Begin at the line that contains "Write a LaTeX", stop after the line that contains "(l500) -- ++(-19,0);", and reproduce only that span, unaltered.

● **RECORDS FOR THE EXERCISE**
****************

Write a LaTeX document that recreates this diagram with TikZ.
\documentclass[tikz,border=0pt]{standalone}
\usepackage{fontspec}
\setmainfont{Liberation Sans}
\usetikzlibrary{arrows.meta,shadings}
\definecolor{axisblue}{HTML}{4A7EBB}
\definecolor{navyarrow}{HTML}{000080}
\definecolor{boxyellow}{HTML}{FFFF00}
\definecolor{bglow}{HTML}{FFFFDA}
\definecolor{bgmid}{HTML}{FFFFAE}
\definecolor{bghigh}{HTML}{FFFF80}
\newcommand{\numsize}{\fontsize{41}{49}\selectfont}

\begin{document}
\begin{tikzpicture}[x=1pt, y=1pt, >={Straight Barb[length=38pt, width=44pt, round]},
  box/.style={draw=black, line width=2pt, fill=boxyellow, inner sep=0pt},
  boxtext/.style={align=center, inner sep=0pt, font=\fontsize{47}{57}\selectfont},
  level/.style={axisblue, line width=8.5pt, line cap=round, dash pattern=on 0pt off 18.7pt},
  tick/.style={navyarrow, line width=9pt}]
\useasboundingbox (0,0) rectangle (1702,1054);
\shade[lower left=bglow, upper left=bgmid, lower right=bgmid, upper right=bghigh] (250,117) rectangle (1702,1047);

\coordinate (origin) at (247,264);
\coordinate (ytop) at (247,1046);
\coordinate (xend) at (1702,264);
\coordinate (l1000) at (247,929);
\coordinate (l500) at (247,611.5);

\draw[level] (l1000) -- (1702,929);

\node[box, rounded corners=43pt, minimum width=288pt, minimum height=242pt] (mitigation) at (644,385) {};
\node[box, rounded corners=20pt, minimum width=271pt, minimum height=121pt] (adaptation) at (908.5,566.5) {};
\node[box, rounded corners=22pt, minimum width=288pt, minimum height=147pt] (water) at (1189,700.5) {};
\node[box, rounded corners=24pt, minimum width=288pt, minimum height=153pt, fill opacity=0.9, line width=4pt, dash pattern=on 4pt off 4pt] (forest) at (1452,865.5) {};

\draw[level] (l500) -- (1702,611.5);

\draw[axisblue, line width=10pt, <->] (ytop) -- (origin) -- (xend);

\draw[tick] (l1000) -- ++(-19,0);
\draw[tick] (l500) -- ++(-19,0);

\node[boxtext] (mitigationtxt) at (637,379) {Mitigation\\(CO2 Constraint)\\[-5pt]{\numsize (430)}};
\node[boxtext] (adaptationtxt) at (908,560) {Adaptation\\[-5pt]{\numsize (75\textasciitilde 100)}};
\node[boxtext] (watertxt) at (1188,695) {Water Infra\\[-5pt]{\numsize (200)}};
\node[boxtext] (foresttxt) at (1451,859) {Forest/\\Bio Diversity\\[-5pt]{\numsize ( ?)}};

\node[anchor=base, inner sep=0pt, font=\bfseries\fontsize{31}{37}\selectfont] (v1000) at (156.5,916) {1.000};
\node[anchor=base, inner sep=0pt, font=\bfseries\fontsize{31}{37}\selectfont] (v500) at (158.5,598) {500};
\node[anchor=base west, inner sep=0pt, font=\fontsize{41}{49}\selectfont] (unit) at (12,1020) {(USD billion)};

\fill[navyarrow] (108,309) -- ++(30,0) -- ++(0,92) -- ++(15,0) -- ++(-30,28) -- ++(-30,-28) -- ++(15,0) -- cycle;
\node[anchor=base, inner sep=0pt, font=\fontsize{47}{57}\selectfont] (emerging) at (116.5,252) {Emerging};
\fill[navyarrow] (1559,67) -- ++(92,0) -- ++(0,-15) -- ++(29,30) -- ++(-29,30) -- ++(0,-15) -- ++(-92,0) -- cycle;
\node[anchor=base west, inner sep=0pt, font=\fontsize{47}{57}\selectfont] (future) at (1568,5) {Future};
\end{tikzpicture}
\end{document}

****************

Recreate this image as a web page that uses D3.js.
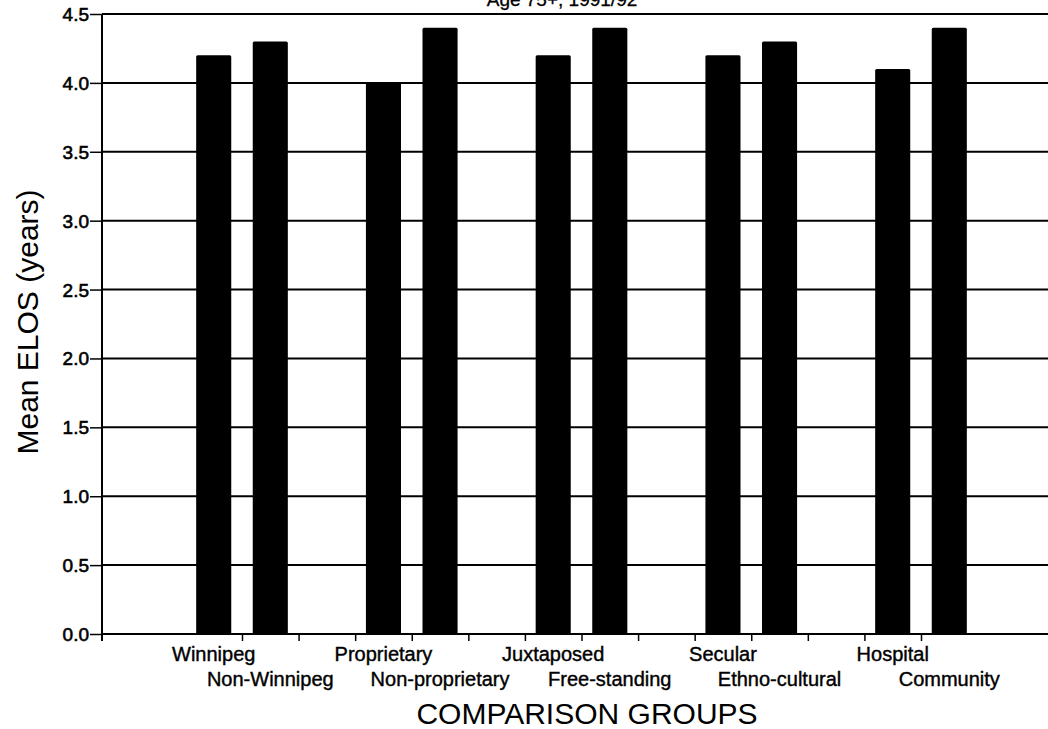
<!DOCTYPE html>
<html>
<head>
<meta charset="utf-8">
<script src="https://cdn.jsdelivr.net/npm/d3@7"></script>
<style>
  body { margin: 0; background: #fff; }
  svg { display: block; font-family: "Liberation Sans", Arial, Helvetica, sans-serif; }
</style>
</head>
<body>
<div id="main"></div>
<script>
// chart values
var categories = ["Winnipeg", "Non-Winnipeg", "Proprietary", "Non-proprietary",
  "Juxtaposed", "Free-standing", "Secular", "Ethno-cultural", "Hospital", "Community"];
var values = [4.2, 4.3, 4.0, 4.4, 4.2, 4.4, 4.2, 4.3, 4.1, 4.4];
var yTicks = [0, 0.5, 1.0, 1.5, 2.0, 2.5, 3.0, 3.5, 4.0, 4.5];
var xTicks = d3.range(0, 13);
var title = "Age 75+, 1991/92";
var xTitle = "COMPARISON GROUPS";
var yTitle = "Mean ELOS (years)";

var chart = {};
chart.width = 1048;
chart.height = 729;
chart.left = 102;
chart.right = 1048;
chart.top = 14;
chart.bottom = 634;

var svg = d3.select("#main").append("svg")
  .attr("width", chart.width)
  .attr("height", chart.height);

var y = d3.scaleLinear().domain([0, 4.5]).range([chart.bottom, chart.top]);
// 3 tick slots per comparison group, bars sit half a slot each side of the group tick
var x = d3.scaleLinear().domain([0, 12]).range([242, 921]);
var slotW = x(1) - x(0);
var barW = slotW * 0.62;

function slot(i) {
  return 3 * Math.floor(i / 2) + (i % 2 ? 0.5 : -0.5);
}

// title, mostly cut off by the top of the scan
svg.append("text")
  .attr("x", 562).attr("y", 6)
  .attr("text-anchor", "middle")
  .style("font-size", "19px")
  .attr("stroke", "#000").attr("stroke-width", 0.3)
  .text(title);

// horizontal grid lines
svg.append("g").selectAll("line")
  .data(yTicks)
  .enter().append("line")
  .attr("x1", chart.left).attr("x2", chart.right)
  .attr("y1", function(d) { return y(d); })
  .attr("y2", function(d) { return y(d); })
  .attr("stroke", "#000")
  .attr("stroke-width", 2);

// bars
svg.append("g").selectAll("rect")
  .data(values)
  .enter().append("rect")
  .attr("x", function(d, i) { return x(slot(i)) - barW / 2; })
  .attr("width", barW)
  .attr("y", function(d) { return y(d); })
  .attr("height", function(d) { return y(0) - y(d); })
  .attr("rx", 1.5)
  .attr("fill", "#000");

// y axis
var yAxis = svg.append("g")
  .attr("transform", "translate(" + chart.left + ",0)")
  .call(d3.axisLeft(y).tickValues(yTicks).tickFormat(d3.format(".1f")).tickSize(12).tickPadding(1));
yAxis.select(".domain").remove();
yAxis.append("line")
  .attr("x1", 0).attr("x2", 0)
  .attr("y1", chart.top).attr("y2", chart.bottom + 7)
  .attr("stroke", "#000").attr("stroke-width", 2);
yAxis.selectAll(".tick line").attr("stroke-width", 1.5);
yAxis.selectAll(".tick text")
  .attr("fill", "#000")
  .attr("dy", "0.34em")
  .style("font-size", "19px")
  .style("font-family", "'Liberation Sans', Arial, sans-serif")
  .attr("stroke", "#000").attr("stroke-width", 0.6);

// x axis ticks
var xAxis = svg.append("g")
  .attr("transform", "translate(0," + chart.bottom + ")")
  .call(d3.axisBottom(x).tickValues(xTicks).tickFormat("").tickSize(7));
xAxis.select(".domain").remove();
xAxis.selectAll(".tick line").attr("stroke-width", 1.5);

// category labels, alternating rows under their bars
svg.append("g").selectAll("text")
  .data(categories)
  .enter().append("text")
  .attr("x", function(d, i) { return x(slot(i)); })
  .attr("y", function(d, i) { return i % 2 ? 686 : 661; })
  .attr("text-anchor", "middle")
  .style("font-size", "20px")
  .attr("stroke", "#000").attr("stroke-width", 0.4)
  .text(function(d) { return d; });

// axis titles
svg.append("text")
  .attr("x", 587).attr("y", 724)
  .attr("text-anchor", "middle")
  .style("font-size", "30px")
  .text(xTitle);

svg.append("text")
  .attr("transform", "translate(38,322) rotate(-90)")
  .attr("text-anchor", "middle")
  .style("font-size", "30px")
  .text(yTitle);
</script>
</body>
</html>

****************

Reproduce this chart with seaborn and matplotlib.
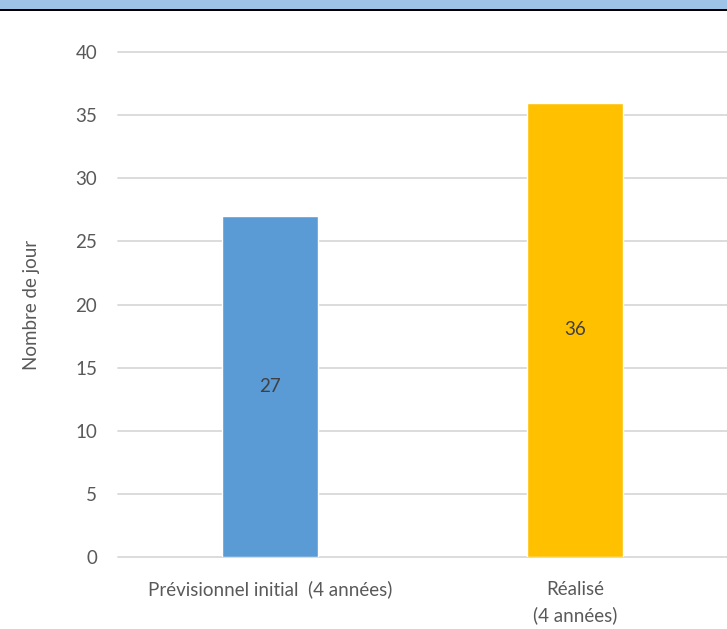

****************

● **WORKED SOLUTION**
Write a LaTeX document that recreates this diagram with TikZ.
\documentclass[tikz,border=0pt]{standalone}
\usepackage{fontspec}
\setmainfont{Liberation Sans}
\usetikzlibrary{arrows.meta,shadings}
\definecolor{axisblue}{HTML}{4A7EBB}
\definecolor{navyarrow}{HTML}{000080}
\definecolor{boxyellow}{HTML}{FFFF00}
\definecolor{bglow}{HTML}{FFFFDA}
\definecolor{bgmid}{HTML}{FFFFAE}
\definecolor{bghigh}{HTML}{FFFF80}
\newcommand{\numsize}{\fontsize{41}{49}\selectfont}

\begin{document}
\begin{tikzpicture}[x=1pt, y=1pt, >={Straight Barb[length=38pt, width=44pt, round]},
  box/.style={draw=black, line width=2pt, fill=boxyellow, inner sep=0pt},
  boxtext/.style={align=center, inner sep=0pt, font=\fontsize{47}{57}\selectfont},
  level/.style={axisblue, line width=8.5pt, line cap=round, dash pattern=on 0pt off 18.7pt},
  tick/.style={navyarrow, line width=9pt}]
\useasboundingbox (0,0) rectangle (1702,1054);
\shade[lower left=bglow, upper left=bgmid, lower right=bgmid, upper right=bghigh] (250,117) rectangle (1702,1047);

\coordinate (origin) at (247,264);
\coordinate (ytop) at (247,1046);
\coordinate (xend) at (1702,264);
\coordinate (l1000) at (247,929);
\coordinate (l500) at (247,611.5);

\draw[level] (l1000) -- (1702,929);

\node[box, rounded corners=43pt, minimum width=288pt, minimum height=242pt] (mitigation) at (644,385) {};
\node[box, rounded corners=20pt, minimum width=271pt, minimum height=121pt] (adaptation) at (908.5,566.5) {};
\node[box, rounded corners=22pt, minimum width=288pt, minimum height=147pt] (water) at (1189,700.5) {};
\node[box, rounded corners=24pt, minimum width=288pt, minimum height=153pt, fill opacity=0.9, line width=4pt, dash pattern=on 4pt off 4pt] (forest) at (1452,865.5) {};

\draw[level] (l500) -- (1702,611.5);

\draw[axisblue, line width=10pt, <->] (ytop) -- (origin) -- (xend);

\draw[tick] (l1000) -- ++(-19,0);
\draw[tick] (l500) -- ++(-19,0);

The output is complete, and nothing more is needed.